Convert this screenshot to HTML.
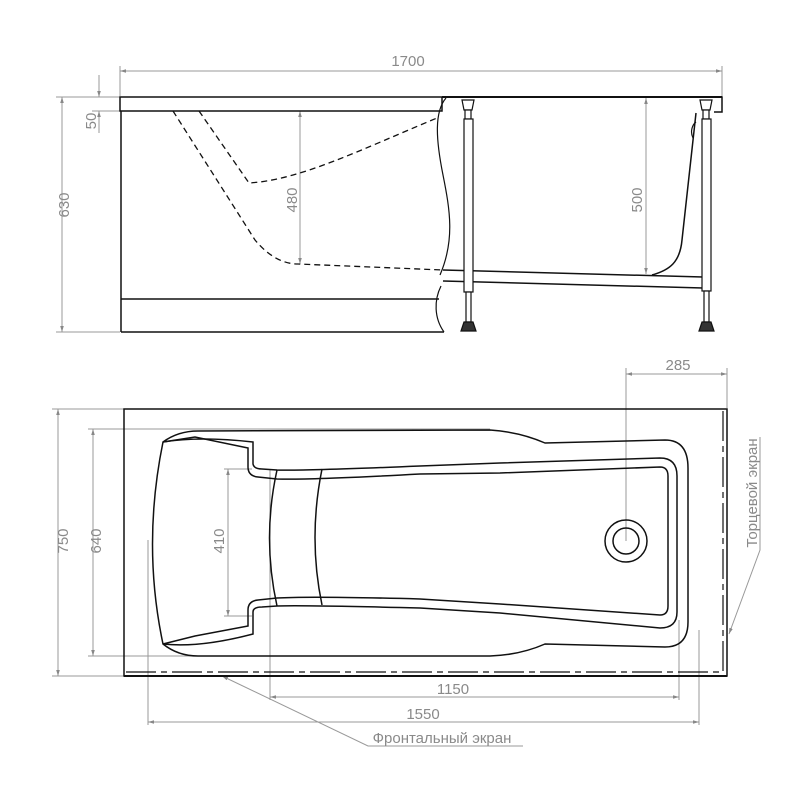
<!DOCTYPE html>
<html><head><meta charset="utf-8"><style>
html,body{margin:0;padding:0;background:#fff;}
svg{display:block;}
text{font-family:"Liberation Sans Narrow","Liberation Sans",sans-serif;fill:#8a8a8a;font-size:15px;}
</style></head><body>
<svg width="800" height="800" viewBox="0 0 800 800" xmlns="http://www.w3.org/2000/svg">
<defs>
<marker id="a" viewBox="0 0 10 10" refX="10" refY="5" markerWidth="6" markerHeight="6" orient="auto-start-reverse"><path d="M0,2 L10,5 L0,8 z" fill="#888"/></marker>
</defs>
<!-- ===== ELEVATION ===== -->
<g stroke="#999" stroke-width="1" fill="none">
  <line x1="120" y1="66" x2="120" y2="96"/>
  <line x1="722" y1="66" x2="722" y2="96"/>
  <line x1="120" y1="71" x2="722" y2="71" marker-start="url(#a)" marker-end="url(#a)"/>
  <line x1="56" y1="97" x2="120" y2="97"/>
  <line x1="56" y1="332" x2="120" y2="332"/>
  <line x1="62" y1="97" x2="62" y2="332" marker-start="url(#a)" marker-end="url(#a)"/>
  <line x1="92" y1="111" x2="120" y2="111"/>
  <line x1="99" y1="75" x2="99" y2="97" marker-end="url(#a)"/>
  <line x1="99" y1="111" x2="99" y2="133" marker-start="url(#a)"/>
  <line x1="300" y1="111" x2="300" y2="264" marker-start="url(#a)" marker-end="url(#a)"/>
  <line x1="646" y1="98" x2="646" y2="274" marker-start="url(#a)" marker-end="url(#a)"/>
</g>
<text x="408" y="66" text-anchor="middle">1700</text>
<text transform="translate(69,205) rotate(-90)" text-anchor="middle">630</text>
<text transform="translate(96,121) rotate(-90)" text-anchor="middle" font-size="14">50</text>
<text transform="translate(297,200) rotate(-90)" text-anchor="middle">480</text>
<text transform="translate(642,200) rotate(-90)" text-anchor="middle">500</text>

<g stroke="#111" stroke-width="1.5" fill="none">
  <rect x="120" y="97" width="322" height="14"/>
  <line x1="442" y1="97" x2="722" y2="97" stroke-width="2"/>
  <path d="M714,97 L722,97 L722,112 L714,112"/>
  <line x1="121" y1="111" x2="121" y2="332"/>
  <line x1="121" y1="332" x2="444" y2="332"/>
  <line x1="121" y1="299" x2="439" y2="299"/>
  <path d="M446,98 C434,112 436,140 443,175 C450,210 455,240 440,275" stroke-width="1.2"/>
  <path d="M441,286 C434,300 434,318 444,332" stroke-width="1.2"/>
  <line x1="443" y1="270" x2="703" y2="277"/>
  <line x1="443" y1="281" x2="703" y2="288"/>
  <path d="M652,275 C670,270 680,262 682,240 L696,113"/>
  <path d="M696,122 C692,125 690,132 693,138" stroke-width="1.2"/>
</g>
<g stroke="#111" stroke-width="1.3" fill="none" stroke-dasharray="6,4">
  <path d="M173,111 L255,240 C270,258 285,264 298,264 L443,270"/>
  <path d="M199,111 L249,183 C300,180 360,150 437,118"/>
</g>
<g stroke="#111" stroke-width="1.2" fill="#fff">
  <path d="M462,100 L474,100 L472,110 L464,110 Z"/>
  <rect x="465" y="110" width="6" height="9"/>
  <rect x="464" y="119" width="9" height="173"/>
  <rect x="466" y="292" width="5" height="30"/>
  <path d="M464,322 L473,322 L476,331 L461,331 Z" fill="#333"/>
  <path d="M700,100 L712,100 L710,110 L702,110 Z"/>
  <rect x="703" y="110" width="6" height="9"/>
  <rect x="702" y="119" width="9" height="172"/>
  <rect x="704" y="291" width="5" height="31"/>
  <path d="M702,322 L711,322 L714,331 L699,331 Z" fill="#333"/>
</g>

<!-- ===== PLAN ===== -->
<g stroke="#999" stroke-width="1" fill="none">
  <line x1="52" y1="409" x2="124" y2="409"/>
  <line x1="52" y1="676" x2="124" y2="676"/>
  <line x1="58" y1="409" x2="58" y2="676" marker-start="url(#a)" marker-end="url(#a)"/>
  <line x1="88" y1="429" x2="490" y2="429"/>
  <line x1="88" y1="656" x2="490" y2="656"/>
  <line x1="93" y1="429" x2="93" y2="656" marker-start="url(#a)" marker-end="url(#a)"/>
  <line x1="224" y1="469" x2="252" y2="469"/>
  <line x1="224" y1="616" x2="252" y2="616"/>
  <line x1="228" y1="469" x2="228" y2="616" marker-start="url(#a)" marker-end="url(#a)"/>
  <line x1="626" y1="368" x2="626" y2="541"/>
  <line x1="727" y1="368" x2="727" y2="408"/>
  <line x1="626" y1="374" x2="727" y2="374" marker-start="url(#a)" marker-end="url(#a)"/>
  <line x1="270" y1="470" x2="270" y2="700"/>
  <line x1="679" y1="620" x2="679" y2="700"/>
  <line x1="270" y1="697" x2="679" y2="697" marker-start="url(#a)" marker-end="url(#a)"/>
  <line x1="148" y1="540" x2="148" y2="725"/>
  <line x1="699" y1="630" x2="699" y2="725"/>
  <line x1="148" y1="722" x2="699" y2="722" marker-start="url(#a)" marker-end="url(#a)"/>
  <path d="M222,676 L368,746 L523,746" marker-start="url(#a)"/>
  <path d="M760,437 L760,550 L729,634" marker-end="url(#a)"/>
</g>
<text transform="translate(68,541) rotate(-90)" text-anchor="middle">750</text>
<text transform="translate(101,541) rotate(-90)" text-anchor="middle">640</text>
<text transform="translate(224,541) rotate(-90)" text-anchor="middle">410</text>
<text x="678" y="370" text-anchor="middle">285</text>
<text x="453" y="694" text-anchor="middle">1150</text>
<text x="423" y="719" text-anchor="middle">1550</text>
<text x="442" y="743" text-anchor="middle" font-size="14">Фронтальный экран</text>
<text transform="translate(757,493) rotate(-90)" text-anchor="middle" font-size="14">Торцевой экран</text>

<g stroke="#111" stroke-width="1.5" fill="none">
  <rect x="124" y="409" width="603" height="267"/>
  <line x1="124" y1="676" x2="727" y2="676" stroke-width="2"/>
</g>
<g stroke="#111" stroke-width="1.2" fill="none" stroke-dasharray="30,5,6,5">
  <line x1="126" y1="672" x2="723" y2="672"/>
  <line x1="723" y1="411" x2="723" y2="672"/>
</g>
<g stroke="#111" stroke-width="1.5" fill="none">
  <path d="M163,442 Q178,431 198,431 L490,430 Q520,432 545,443 L665,440 Q688,440 688,468 L688,622 Q688,647 665,647 L545,644 Q520,655 490,656 L198,656 Q178,656 163,644 Q142,545 163,442 Z"/>
  <path d="M163,442 Q200,436 253,442 L253,464 Q254,469 262,469 L277,470 Q300,471 420,466 L500,463 L660,458 Q677,458 677,476 L677,612 Q677,628 660,628 L500,613 L420,608 Q300,605 277,606 L262,607 Q253,607 253,612 L253,634 Q200,648 163,644"/>
  <path d="M163,442 L195,437 L248,448 L248,467 Q248,476 258,477 L277,479 Q310,480 420,474 L500,473 L660,467 Q668,467 668,476 L668,606 Q668,615 660,615 L500,604 L420,599 Q310,596 277,598 L258,600 Q248,601 248,610 L248,626 L195,636 L163,644"/>
  <path d="M277,470 Q262,538 277,606"/>
  <path d="M322,469 Q308,538 322,605"/>
  <circle cx="626" cy="541" r="21"/>
  <circle cx="626" cy="541" r="13"/>
</g>
</svg>
</body></html>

• [To be done]
Repeat the data exactly, excluding the pictures.

• [Task result]
Convert this screenshot to HTML.
<!DOCTYPE html>
<html><head><meta charset="utf-8"><style>
html,body{margin:0;padding:0;background:#fff;}
svg{display:block;}
text{font-family:"Liberation Sans Narrow","Liberation Sans",sans-serif;fill:#8a8a8a;font-size:15px;}
</style></head><body>
<svg width="800" height="800" viewBox="0 0 800 800" xmlns="http://www.w3.org/2000/svg">
<defs>
<marker id="a" viewBox="0 0 10 10" refX="10" refY="5" markerWidth="6" markerHeight="6" orient="auto-start-reverse"><path d="M0,2 L10,5 L0,8 z" fill="#888"/></marker>
</defs>
<!-- ===== ELEVATION ===== -->
<g stroke="#999" stroke-width="1" fill="none">
  <line x1="120" y1="66" x2="120" y2="96"/>
  <line x1="722" y1="66" x2="722" y2="96"/>
  <line x1="120" y1="71" x2="722" y2="71" marker-start="url(#a)" marker-end="url(#a)"/>
  <line x1="56" y1="97" x2="120" y2="97"/>
  <line x1="56" y1="332" x2="120" y2="332"/>
  <line x1="62" y1="97" x2="62" y2="332" marker-start="url(#a)" marker-end="url(#a)"/>
  <line x1="92" y1="111" x2="120" y2="111"/>
  <line x1="99" y1="75" x2="99" y2="97" marker-end="url(#a)"/>
  <line x1="99" y1="111" x2="99" y2="133" marker-start="url(#a)"/>
  <line x1="300" y1="111" x2="300" y2="264" marker-start="url(#a)" marker-end="url(#a)"/>
  <line x1="646" y1="98" x2="646" y2="274" marker-start="url(#a)" marker-end="url(#a)"/>
</g>
<text x="408" y="66" text-anchor="middle">1700</text>
<text transform="translate(69,205) rotate(-90)" text-anchor="middle">630</text>
<text transform="translate(96,121) rotate(-90)" text-anchor="middle" font-size="14">50</text>
<text transform="translate(297,200) rotate(-90)" text-anchor="middle">480</text>
<text transform="translate(642,200) rotate(-90)" text-anchor="middle">500</text>

<g stroke="#111" stroke-width="1.5" fill="none">
  <rect x="120" y="97" width="322" height="14"/>
  <line x1="442" y1="97" x2="722" y2="97" stroke-width="2"/>
  <path d="M714,97 L722,97 L722,112 L714,112"/>
  <line x1="121" y1="111" x2="121" y2="332"/>
  <line x1="121" y1="332" x2="444" y2="332"/>
  <line x1="121" y1="299" x2="439" y2="299"/>
  <path d="M446,98 C434,112 436,140 443,175 C450,210 455,240 440,275" stroke-width="1.2"/>
  <path d="M441,286 C434,300 434,318 444,332" stroke-width="1.2"/>
  <line x1="443" y1="270" x2="703" y2="277"/>
  <line x1="443" y1="281" x2="703" y2="288"/>
  <path d="M652,275 C670,270 680,262 682,240 L696,113"/>
  <path d="M696,122 C692,125 690,132 693,138" stroke-width="1.2"/>
</g>
<g stroke="#111" stroke-width="1.3" fill="none" stroke-dasharray="6,4">
  <path d="M173,111 L255,240 C270,258 285,264 298,264 L443,270"/>
  <path d="M199,111 L249,183 C300,180 360,150 437,118"/>
</g>
<g stroke="#111" stroke-width="1.2" fill="#fff">
  <path d="M462,100 L474,100 L472,110 L464,110 Z"/>
  <rect x="465" y="110" width="6" height="9"/>
  <rect x="464" y="119" width="9" height="173"/>
  <rect x="466" y="292" width="5" height="30"/>
  <path d="M464,322 L473,322 L476,331 L461,331 Z" fill="#333"/>
  <path d="M700,100 L712,100 L710,110 L702,110 Z"/>
  <rect x="703" y="110" width="6" height="9"/>
  <rect x="702" y="119" width="9" height="172"/>
  <rect x="704" y="291" width="5" height="31"/>
  <path d="M702,322 L711,322 L714,331 L699,331 Z" fill="#333"/>
</g>

<!-- ===== PLAN ===== -->
<g stroke="#999" stroke-width="1" fill="none">
  <line x1="52" y1="409" x2="124" y2="409"/>
  <line x1="52" y1="676" x2="124" y2="676"/>
  <line x1="58" y1="409" x2="58" y2="676" marker-start="url(#a)" marker-end="url(#a)"/>
  <line x1="88" y1="429" x2="490" y2="429"/>
  <line x1="88" y1="656" x2="490" y2="656"/>
  <line x1="93" y1="429" x2="93" y2="656" marker-start="url(#a)" marker-end="url(#a)"/>
  <line x1="224" y1="469" x2="252" y2="469"/>
  <line x1="224" y1="616" x2="252" y2="616"/>
  <line x1="228" y1="469" x2="228" y2="616" marker-start="url(#a)" marker-end="url(#a)"/>
  <line x1="626" y1="368" x2="626" y2="541"/>
  <line x1="727" y1="368" x2="727" y2="408"/>
  <line x1="626" y1="374" x2="727" y2="374" marker-start="url(#a)" marker-end="url(#a)"/>
  <line x1="270" y1="470" x2="270" y2="700"/>
  <line x1="679" y1="620" x2="679" y2="700"/>
  <line x1="270" y1="697" x2="679" y2="697" marker-start="url(#a)" marker-end="url(#a)"/>
  <line x1="148" y1="540" x2="148" y2="725"/>
  <line x1="699" y1="630" x2="699" y2="725"/>
  <line x1="148" y1="722" x2="699" y2="722" marker-start="url(#a)" marker-end="url(#a)"/>
  <path d="M222,676 L368,746 L523,746" marker-start="url(#a)"/>
  <path d="M760,437 L760,550 L729,634" marker-end="url(#a)"/>
</g>
<text transform="translate(68,541) rotate(-90)" text-anchor="middle">750</text>
<text transform="translate(101,541) rotate(-90)" text-anchor="middle">640</text>
<text transform="translate(224,541) rotate(-90)" text-anchor="middle">410</text>
<text x="678" y="370" text-anchor="middle">285</text>
<text x="453" y="694" text-anchor="middle">1150</text>
<text x="423" y="719" text-anchor="middle">1550</text>
<text x="442" y="743" text-anchor="middle" font-size="14">Фронтальный экран</text>
<text transform="translate(757,493) rotate(-90)" text-anchor="middle" font-size="14">Торцевой экран</text>

<g stroke="#111" stroke-width="1.5" fill="none">
  <rect x="124" y="409" width="603" height="267"/>
  <line x1="124" y1="676" x2="727" y2="676" stroke-width="2"/>
</g>
<g stroke="#111" stroke-width="1.2" fill="none" stroke-dasharray="30,5,6,5">
  <line x1="126" y1="672" x2="723" y2="672"/>
  <line x1="723" y1="411" x2="723" y2="672"/>
</g>
<g stroke="#111" stroke-width="1.5" fill="none">
  <path d="M163,442 Q178,431 198,431 L490,430 Q520,432 545,443 L665,440 Q688,440 688,468 L688,622 Q688,647 665,647 L545,644 Q520,655 490,656 L198,656 Q178,656 163,644 Q142,545 163,442 Z"/>
  <path d="M163,442 Q200,436 253,442 L253,464 Q254,469 262,469 L277,470 Q300,471 420,466 L500,463 L660,458 Q677,458 677,476 L677,612 Q677,628 660,628 L500,613 L420,608 Q300,605 277,606 L262,607 Q253,607 253,612 L253,634 Q200,648 163,644"/>
  <path d="M163,442 L195,437 L248,448 L248,467 Q248,476 258,477 L277,479 Q310,480 420,474 L500,473 L660,467 Q668,467 668,476 L668,606 Q668,615 660,615 L500,604 L420,599 Q310,596 277,598 L258,600 Q248,601 248,610 L248,626 L195,636 L163,644"/>
  <path d="M277,470 Q262,538 277,606"/>
  <path d="M322,469 Q308,538 322,605"/>
  <circle cx="626" cy="541" r="21"/>
  <circle cx="626" cy="541" r="13"/>
</g>
</svg>
</body></html>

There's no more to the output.